**Task objective**
Set aside the pictures and output only the lines from the one containing "Convert this chart" up to and including the one containing "cap height (px)".

**Information provided**
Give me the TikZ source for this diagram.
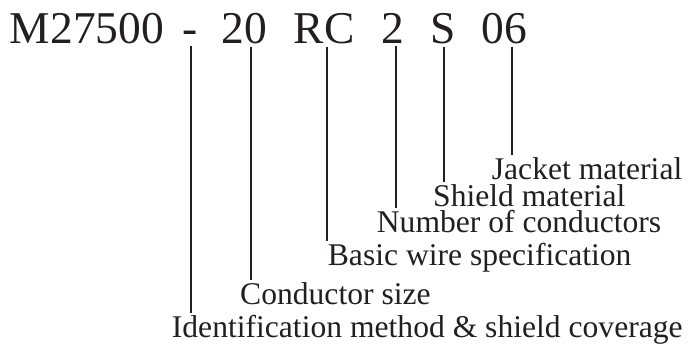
\documentclass[tikz,border=0pt]{standalone}
\usepackage{fontspec}
\setmainfont{Liberation Serif}
\usepackage{tikz}
\usetikzlibrary{positioning, calc}
\definecolor{inkblack}{RGB}{35, 31, 32}

\begin{document}
\begin{tikzpicture}[x=1pt, y=-1pt,
    part/.style={inner xsep=0pt, inner ysep=3pt, anchor=base, text=inkblack, font=\fontsize{45.5}{50}\selectfont},
    lab/.style={inner sep=0pt, anchor=base west, text=inkblack, font=\fontsize{31.6}{36}\selectfont},
    lead/.style={draw=inkblack, line width=2pt, shorten >=2pt}]
  \useasboundingbox (0,0) rectangle (688,348);

  % Part number
  \node[part] (base)  at (87, 43)    {M27500};
  \node[part] (dash)  at (190.5, 43) {-};
  \node[part] (size)  at (244.5, 43) {20};
  \node[part] (spec)  at (324, 43)   {RC};
  \node[part] (count) at (393, 43)   {2};
  \node[part] (shld)  at (443.5, 43) {S};
  \node[part] (jack)  at (504, 43)   {06};

  % Labels
  \node[lab] (jacklab)  at (491.7, 179)   {Jacket material};
  \node[lab] (shldlab)  at (433, 206)     {Shield material};
  \node[lab] (countlab) at (376.7, 232.7) {Number of conductors};
  \node[lab] (speclab)  at (327.7, 265)   {Basic wire specification};
  \node[lab] (sizelab)  at (240, 304)     {Conductor size};
  \node[lab] (dashlab)  at (171.7, 337)   {Identification method \& shield coverage};

  % Leaders
  \draw[lead] (dash.south) -- (dash.south |- dashlab.north);
  \draw[lead] ([xshift=6pt]size.south) -- ([xshift=6pt]size.south |- sizelab.north);
  \draw[lead] ([xshift=2.5pt]spec.south) -- ([xshift=2.5pt]spec.south |- speclab.north);
  \draw[lead] ([xshift=2.7pt]count.south) -- ([xshift=2.7pt]count.south |- countlab.north);
  \draw[lead] ([xshift=0.5pt]shld.south) -- ([xshift=0.5pt]shld.south |- shldlab.north);
  \draw[lead] ([xshift=8.3pt]jack.south) -- ([xshift=8.3pt]jack.south |- jacklab.north);
\end{tikzpicture}
\end{document}
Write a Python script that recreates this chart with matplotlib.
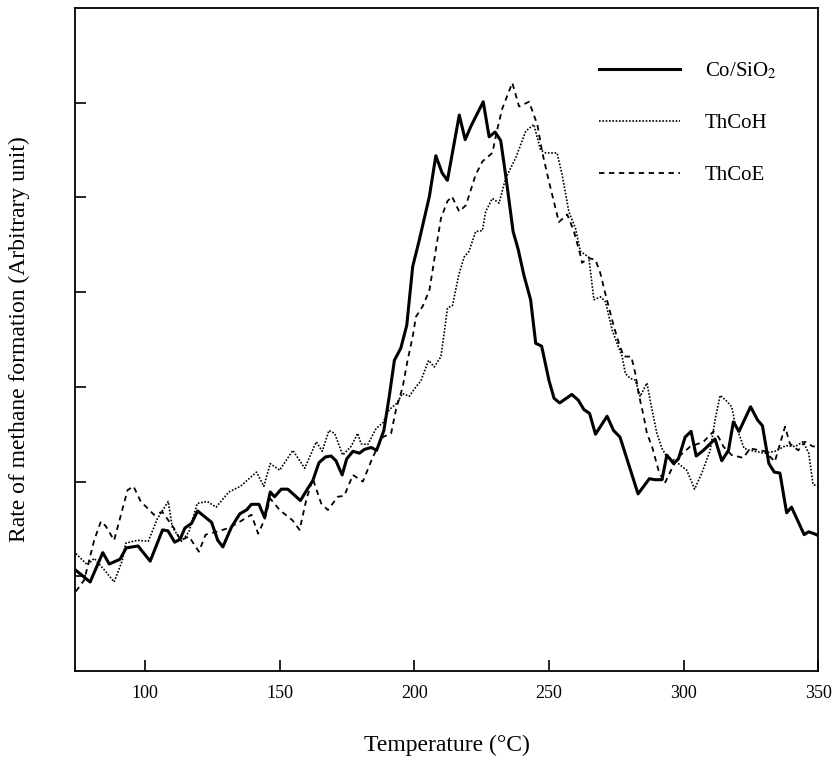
import matplotlib
matplotlib.use("Agg")
import matplotlib.pyplot as plt

plt.rcParams['font.family'] = ['Liberation Serif', 'DejaVu Serif']
plt.rcParams['mathtext.fontset'] = 'stix'

# Co/SiO2 (solid)
co_T = [74.0, 79.6, 84.3, 86.7, 90.7, 93.0, 97.4, 101.9, 106.5, 108.5, 111.0, 113.0, 114.8, 117.3,
        119.5, 124.7, 127.0, 128.9, 132.1, 135.2, 137.7, 139.5, 142.3, 144.4, 146.5, 148.1, 150.6,
        153.0, 157.7, 160.5, 162.3, 164.6, 167.0, 169.1, 170.9, 173.2, 174.9, 177.2, 179.6, 181.5,
        184.0, 186.0, 188.7, 190.7, 192.6, 195.0, 197.2, 199.4, 201.6, 205.6, 208.0, 210.3, 212.3,
        216.7, 218.9, 221.0, 225.6, 227.8, 230.0, 232.1, 234.2, 236.7, 238.6, 240.7, 243.2, 245.1,
        247.3, 250.0, 251.9, 254.0, 258.5, 260.9, 263.0, 265.1, 267.3, 271.6, 274.0, 276.4, 283.1,
        287.3, 289.5, 292.0, 293.8, 296.3, 298.1, 300.6, 302.8, 304.7, 307.4, 311.7, 314.2, 316.7,
        318.5, 320.6, 324.9, 327.5, 329.3, 331.7, 333.7, 335.8, 338.3, 340.1, 344.8, 346.5, 348.5, 350.0]
co_y = [1.07, 0.94, 1.25, 1.13, 1.18, 1.30, 1.32, 1.16, 1.49, 1.48, 1.36, 1.39, 1.51, 1.56,
        1.69, 1.57, 1.38, 1.31, 1.52, 1.66, 1.70, 1.76, 1.76, 1.62, 1.89, 1.84, 1.92,
        1.92, 1.80, 1.93, 2.01, 2.20, 2.26, 2.27, 2.22, 2.07, 2.24, 2.32, 2.30, 2.34,
        2.36, 2.33, 2.54, 2.90, 3.28, 3.41, 3.65, 4.27, 4.52, 5.01, 5.44, 5.26, 5.18,
        5.87, 5.61, 5.75, 6.01, 5.64, 5.69, 5.60, 5.18, 4.64, 4.45, 4.18, 3.92, 3.46,
        3.43, 3.07, 2.88, 2.83, 2.92, 2.86, 2.76, 2.72, 2.50, 2.69, 2.54, 2.47, 1.87,
        2.03, 2.02, 2.02, 2.28, 2.19, 2.24, 2.47, 2.53, 2.27, 2.33, 2.45, 2.22, 2.33,
        2.63, 2.53, 2.79, 2.65, 2.59, 2.19, 2.10, 2.09, 1.67, 1.73, 1.44, 1.47, 1.45, 1.43]

# ThCoH (dotted)
h_T = [74.3, 78.6, 81.1, 85.4, 88.5, 91.6, 92.8, 97.2, 101.2, 104.6, 108.6, 110.1, 113.6, 116.3,
       119.4, 123.1, 126.4, 131.1, 135.4, 141.4, 144.1, 146.5, 150.0, 154.9, 159.3, 163.6, 165.8,
       168.3, 170.4, 173.4, 176.5, 179.0, 180.2, 182.7, 185.8, 188.3, 190.7, 193.6, 195.6, 198.1,
       200.6, 202.4, 205.3, 207.4, 209.9, 211.1, 212.3, 214.2, 216.5, 218.5, 220.3, 222.8, 225.3,
       226.5, 229.0, 231.5, 233.9, 237.7, 241.4, 244.4, 246.9, 248.8, 253.0, 254.9, 257.4, 259.9,
       261.7, 264.8, 266.7, 269.2, 271.0, 273.5, 275.3, 277.2, 278.4, 280.2, 282.1, 283.9, 286.4,
       288.0, 290.1, 292.0, 293.8, 296.3, 301.2, 304.1, 306.8, 309.9, 311.7, 313.6, 316.0, 317.9,
       319.1, 322.5, 324.7, 330.0, 334.0, 338.0, 341.4, 344.4, 346.5, 348.1, 350.0]
h_y = [1.24, 1.12, 1.19, 1.05, 0.94, 1.17, 1.35, 1.38, 1.37, 1.61, 1.79, 1.52, 1.37, 1.47,
       1.77, 1.79, 1.73, 1.89, 1.95, 2.10, 1.95, 2.19, 2.12, 2.33, 2.14, 2.42, 2.32,
       2.54, 2.51, 2.28, 2.37, 2.51, 2.40, 2.39, 2.56, 2.62, 2.76, 2.83, 2.93, 2.90,
       3.00, 3.06, 3.28, 3.21, 3.32, 3.57, 3.83, 3.86, 4.18, 4.37, 4.43, 4.64, 4.65,
       4.85, 4.99, 4.94, 5.20, 5.42, 5.70, 5.77, 5.50, 5.47, 5.47, 5.24, 4.85, 4.67,
       4.43, 4.37, 3.92, 3.95, 3.90, 3.60, 3.46, 3.32, 3.14, 3.09, 3.07, 2.90, 3.04,
       2.80, 2.51, 2.35, 2.26, 2.23, 2.12, 1.92, 2.09, 2.33, 2.65, 2.91, 2.85, 2.79,
       2.62, 2.35, 2.33, 2.30, 2.32, 2.38, 2.37, 2.42, 2.30, 1.97, 1.95]

# ThCoE (dashed)
e_T = [74.3, 77.4, 81.1, 83.6, 85.4, 88.5, 93.5, 95.7, 98.4, 103.3, 106.4, 110.7, 113.2, 116.3,
       120.0, 122.5, 126.5, 131.1, 135.4, 139.5, 142.0, 144.4, 146.5, 150.0, 154.8, 157.4, 159.9,
       162.3, 165.4, 167.9, 171.6, 174.0, 177.2, 180.9, 184.6, 188.3, 191.4, 193.2, 195.7, 197.5,
       199.4, 200.6, 203.1, 205.6, 206.8, 208.0, 209.9, 212.3, 214.0, 216.7, 219.2, 222.8, 225.3,
       229.0, 230.9, 232.7, 236.4, 238.9, 242.6, 245.7, 247.5, 250.0, 253.7, 256.8, 259.3, 261.7,
       262.3, 264.8, 267.3, 269.1, 270.9, 274.1, 276.0, 277.8, 280.6, 282.1, 283.3, 285.2, 286.4,
       288.3, 290.7, 293.0, 295.7, 298.1, 302.5, 307.4, 311.1, 313.0, 314.8, 317.9, 322.2, 324.7,
       330.2, 333.9, 337.7, 339.5, 342.6, 345.1, 348.1, 350.0]
e_y = [0.84, 0.96, 1.38, 1.58, 1.53, 1.38, 1.91, 1.95, 1.79, 1.65, 1.68, 1.51, 1.38, 1.42,
       1.26, 1.44, 1.47, 1.51, 1.58, 1.65, 1.45, 1.60, 1.82, 1.70, 1.59, 1.49, 1.81,
       2.03, 1.77, 1.70, 1.84, 1.85, 2.07, 2.00, 2.26, 2.47, 2.51, 2.76, 3.00, 3.28,
       3.53, 3.74, 3.85, 4.02, 4.23, 4.45, 4.78, 4.96, 5.01, 4.85, 4.92, 5.24, 5.38,
       5.47, 5.73, 5.94, 6.21, 5.96, 6.01, 5.77, 5.48, 5.17, 4.74, 4.82, 4.64, 4.39,
       4.31, 4.36, 4.34, 4.20, 3.99, 3.64, 3.46, 3.32, 3.32, 3.14, 2.93, 2.69, 2.51,
       2.37, 2.12, 1.98, 2.14, 2.26, 2.37, 2.42, 2.53, 2.47, 2.37, 2.28, 2.25, 2.35,
       2.32, 2.21, 2.58, 2.40, 2.33, 2.42, 2.37, 2.38]

labels = ["Co/SiO$_2$", "ThCoH", "ThCoE"]
x_ticks = [100, 150, 200, 250, 300, 350]
y_ticks = [1, 2, 3, 4, 5, 6]

fig = plt.figure(figsize=(8.34, 7.62), dpi=100)
ax = fig.add_axes([0.09, 0.1194, 0.891, 0.8701])

ax.plot(co_T, co_y, color='black', lw=2.2, ls='-', label=labels[0])
ax.plot(h_T, h_y, color='black', lw=1.2, ls=(0, (1, 1)), label=labels[1])
ax.plot(e_T, e_y, color='black', lw=1.3, ls=(0, (3, 2.5)), label=labels[2])

ax.set_xlim(74, 350)
ax.set_ylim(0, 7)
ax.set_xticks(x_ticks)
ax.set_yticks(y_ticks)
ax.set_yticklabels([])
ax.tick_params(axis='both', direction='in', length=8, width=1.2)
ax.tick_params(axis='x', pad=10, labelsize=13)
for s in ax.spines.values():
    s.set_linewidth(1.3)

ax.set_xlabel("Temperature (°C)", fontsize=17, labelpad=24)
ax.set_ylabel("Rate of methane formation (Arbitrary unit)", fontsize=17, labelpad=29)

leg = ax.legend(loc='upper right', bbox_to_anchor=(0.964, 0.943), frameon=False, fontsize=15,
                handlelength=3.9, handletextpad=1.2, labelspacing=1.55, borderaxespad=0.3)

fig.savefig("out.png", dpi=100)
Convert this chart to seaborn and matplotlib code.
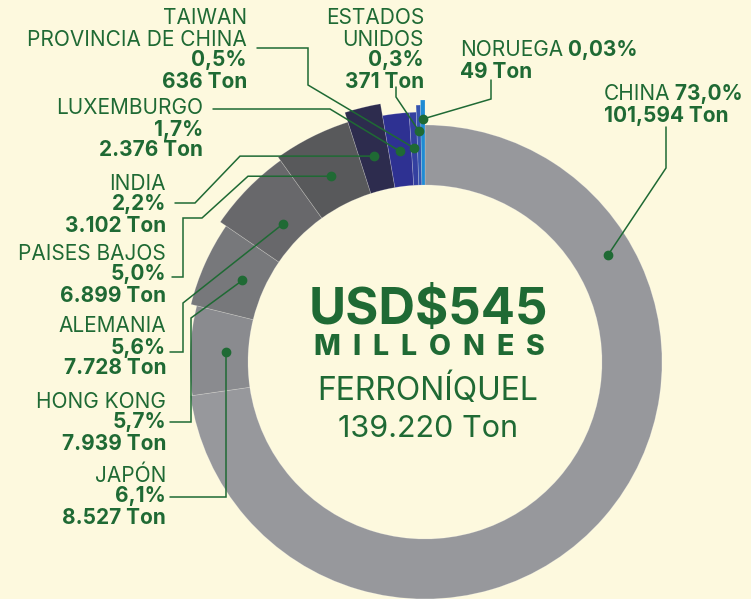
"""
Ferroniquel exports by destination - donut chart with leader-line labels
"""

import numpy as np
import matplotlib
matplotlib.use('Agg')
import matplotlib.pyplot as plt
from matplotlib.patches import Wedge
import seaborn as sns

# ============================================
# Data
# ============================================
countries = ['CHINA', 'JAPÓN', 'HONG KONG', 'ALEMANIA', 'PAISES BAJOS', 'INDIA',
             'LUXEMBURGO', 'TAIWAN\nPROVINCIA DE CHINA', 'ESTADOS\nUNIDOS', 'NORUEGA']
tons = [101594, 8527, 7939, 7728, 6899, 3102, 2376, 636, 371, 49]
pct_labels = ['73,0%', '6,1%', '5,7%', '5,6%', '5,0%', '2,2%', '1,7%', '0,5%', '0,3%', '0,03%']
ton_labels = ['101,594 Ton', '8.527 Ton', '7.939 Ton', '7.728 Ton', '6.899 Ton',
              '3.102 Ton', '2.376 Ton', '636 Ton', '371 Ton', '49 Ton']
total_usd = 'USD$545'
total_unit = 'MILLONES'
product = 'FERRONÍQUEL'
total_tons = '139.220 Ton'

# ============================================
# Style
# ============================================
sns.set_style('white')
plt.rcParams['font.family'] = ['Inter', 'DejaVu Sans']

BG = '#fdf9de'
GREEN = '#1f6a34'
colors = ['#97989c', '#8a8b8f', '#77787b', '#68686b', '#58595b', '#2d2c4e',
          '#2e3192', '#3440a0', '#3553ae', '#1f8bd3']
outer_r = [237, 235, 241, 248, 252, 262, 250, 250, 257, 262]
inner_r = 177
dot_r = [212, 199, 200, 198, 208, 212, 212, 214, 231, 243]
dot_frac = [0.772, 0.5, 0.5, 0.5, 0.5, 0.5, 0.5, 0.5, 0.5, 0.5]
MIN_DEG = 1.0          # smallest slice still drawn visibly
W, H = 751, 599
CX, CY = 425, 362      # donut centre in pixel coords (y down)
FS = 15.0              # label font size (pt)
PITCH = 21             # label line pitch (px)
CAP = 14.5             # cap height (px)

# label layout: anchor x, top y, alignment, leader path (None -> take dot coord)
layout = {
    'CHINA': dict(x=604, y=86, ha='left', path=[(666, 127), (666, 168)]),
    'JAPÓN': dict(x=166, y=467, ha='right', path=[(170, 497), (None, 497)]),
    'HONG KONG': dict(x=166, y=393, ha='right', path=[(170, 422), (191, 422), (191, 318)]),
    'ALEMANIA': dict(x=166, y=318, ha='right', path=[(170, 352), (183, 352), (183, 303)]),
    'PAISES BAJOS': dict(x=166, y=245, ha='right',
                         path=[(172, 277), (183, 277), (183, 218), (202, 218), (248, None)]),
    'INDIA': dict(x=166, y=175, ha='right', path=[(175, 203), (195, 203), (240, None)]),
    'LUXEMBURGO': dict(x=203, y=100, ha='right', path=[(213, 109), (330, 109)]),
    'TAIWAN\nPROVINCIA DE CHINA': dict(x=247, y=10, ha='right', path=[(257, 48), (308, 48), (308, 85)]),
    'ESTADOS\nUNIDOS': dict(x=424, y=10, ha='right', path=[(396, 87), (396, 97)]),
    'NORUEGA': dict(x=460, y=42, ha='left', path=[(491, 80), (491, 99)]),
}
inline_pct = {'CHINA', 'NORUEGA'}


def P(x, y):
    """pixel (y down) -> data (y up)"""
    return x, H - y


fig = plt.figure(figsize=(W / 100, H / 100), dpi=100, facecolor=BG)
ax = fig.add_axes([0, 0, 1, 1])
ax.set_facecolor(BG)
ax.set_xlim(0, W)
ax.set_ylim(0, H)
ax.set_aspect('equal')
ax.axis('off')

# ============================================
# Donut slices: the rest stacked counter-clockwise from 12 o'clock
# ============================================
tons_arr = np.array(tons, dtype=float)
deg = 360 * tons_arr / tons_arr.sum()
deg = np.maximum(deg, MIN_DEG)

theta = {}
start = 90.0
for i in range(len(countries) - 1, 0, -1):
    theta[i] = (start, start + deg[i])
    start += deg[i]
theta[0] = (start, 450.0)

centre = P(CX, CY)
dots = {}
for i, name in enumerate(countries):
    t1, t2 = theta[i]
    ax.add_patch(Wedge(centre, outer_r[i], t1, t2, width=outer_r[i] - inner_r,
                       facecolor=colors[i], edgecolor=(1, 1, 1, 0.25), linewidth=0.5))
    a = np.deg2rad(t1 + dot_frac[i] * (t2 - t1))
    dots[name] = (centre[0] + dot_r[i] * np.cos(a), centre[1] + dot_r[i] * np.sin(a))

fig.canvas.draw()
renderer = fig.canvas.get_renderer()


def text_width(t):
    bb = t.get_window_extent(renderer=renderer)
    return bb.width


# ============================================
# Labels + leader lines
# ============================================
for i, name in enumerate(countries):
    lay = layout[name]
    lines = []
    if name in inline_pct:
        lines.append([(name, 'normal'), (' ' + pct_labels[i], 'bold')])
    else:
        for part in name.split('\n'):
            lines.append([(part, 'normal')])
        lines.append([(pct_labels[i], 'bold')])
    lines.append([(ton_labels[i], 'bold')])

    for k, segs in enumerate(lines):
        yb = lay['y'] + CAP + k * PITCH
        x = lay['x']
        if lay['ha'] == 'left':
            for txt, wt in segs:
                t = ax.text(x, H - yb, txt, ha='left', va='baseline', fontsize=FS,
                            fontweight=wt, color=GREEN)
                x += text_width(t)
        else:
            for txt, wt in reversed(segs):
                t = ax.text(x, H - yb, txt, ha='right', va='baseline', fontsize=FS,
                            fontweight=wt, color=GREEN)
                x -= text_width(t)

    dx, dy = dots[name]
    pts = []
    for px, py in lay['path']:
        xx = dx if px is None else px
        yy = dy if py is None else H - py
        pts.append((xx, yy))
    pts.append((dx, dy))
    xs, ys = zip(*pts)
    ax.plot(xs, ys, color=GREEN, linewidth=1.1, solid_joinstyle='miter', zorder=5)
    ax.plot(dx, dy, 'o', color=GREEN, markersize=6, zorder=6)

# ============================================
# Centre text
# ============================================
TX = 428
ax.text(TX, H - 324, total_usd, ha='center', va='baseline', fontsize=36.5,
        fontweight='bold', color=GREEN)

# letter-spaced MILLONES
span_l, span_r = 313, 545
chars = [ax.text(0, H - 355, c, ha='left', va='baseline', fontsize=20.5,
                 fontweight='heavy', color=GREEN) for c in total_unit]
widths = [text_width(c) for c in chars]
gap = (span_r - span_l - sum(widths)) / (len(chars) - 1)
x = span_l
for c, w in zip(chars, widths):
    c.set_x(x)
    x += w + gap

ax.text(TX, H - 400, product, ha='center', va='baseline', fontsize=23,
        fontweight='normal', color=GREEN)
ax.text(TX, H - 437, total_tons, ha='center', va='baseline', fontsize=22,
        fontweight='normal', color=GREEN)

fig.savefig('out.png', dpi=100, facecolor=BG)
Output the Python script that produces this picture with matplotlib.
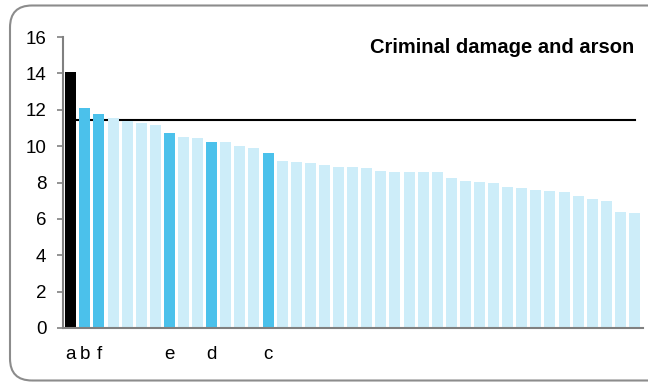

**Result of this exercise**
Convert this chart to seaborn and matplotlib code.
"""
Ferroniquel exports by destination - donut chart with leader-line labels
"""

import numpy as np
import matplotlib
matplotlib.use('Agg')
import matplotlib.pyplot as plt
from matplotlib.patches import Wedge
import seaborn as sns

# ============================================
# Data
# ============================================
countries = ['CHINA', 'JAPÓN', 'HONG KONG', 'ALEMANIA', 'PAISES BAJOS', 'INDIA',
             'LUXEMBURGO', 'TAIWAN\nPROVINCIA DE CHINA', 'ESTADOS\nUNIDOS', 'NORUEGA']
tons = [101594, 8527, 7939, 7728, 6899, 3102, 2376, 636, 371, 49]
pct_labels = ['73,0%', '6,1%', '5,7%', '5,6%', '5,0%', '2,2%', '1,7%', '0,5%', '0,3%', '0,03%']
ton_labels = ['101,594 Ton', '8.527 Ton', '7.939 Ton', '7.728 Ton', '6.899 Ton',
              '3.102 Ton', '2.376 Ton', '636 Ton', '371 Ton', '49 Ton']
total_usd = 'USD$545'
total_unit = 'MILLONES'
product = 'FERRONÍQUEL'
total_tons = '139.220 Ton'

# ============================================
# Style
# ============================================
sns.set_style('white')
plt.rcParams['font.family'] = ['Inter', 'DejaVu Sans']

BG = '#fdf9de'
GREEN = '#1f6a34'
colors = ['#97989c', '#8a8b8f', '#77787b', '#68686b', '#58595b', '#2d2c4e',
          '#2e3192', '#3440a0', '#3553ae', '#1f8bd3']
outer_r = [237, 235, 241, 248, 252, 262, 250, 250, 257, 262]
inner_r = 177
dot_r = [212, 199, 200, 198, 208, 212, 212, 214, 231, 243]
dot_frac = [0.772, 0.5, 0.5, 0.5, 0.5, 0.5, 0.5, 0.5, 0.5, 0.5]
MIN_DEG = 1.0          # smallest slice still drawn visibly
W, H = 751, 599
CX, CY = 425, 362      # donut centre in pixel coords (y down)
FS = 15.0              # label font size (pt)
PITCH = 21             # label line pitch (px)
CAP = 14.5             # cap height (px)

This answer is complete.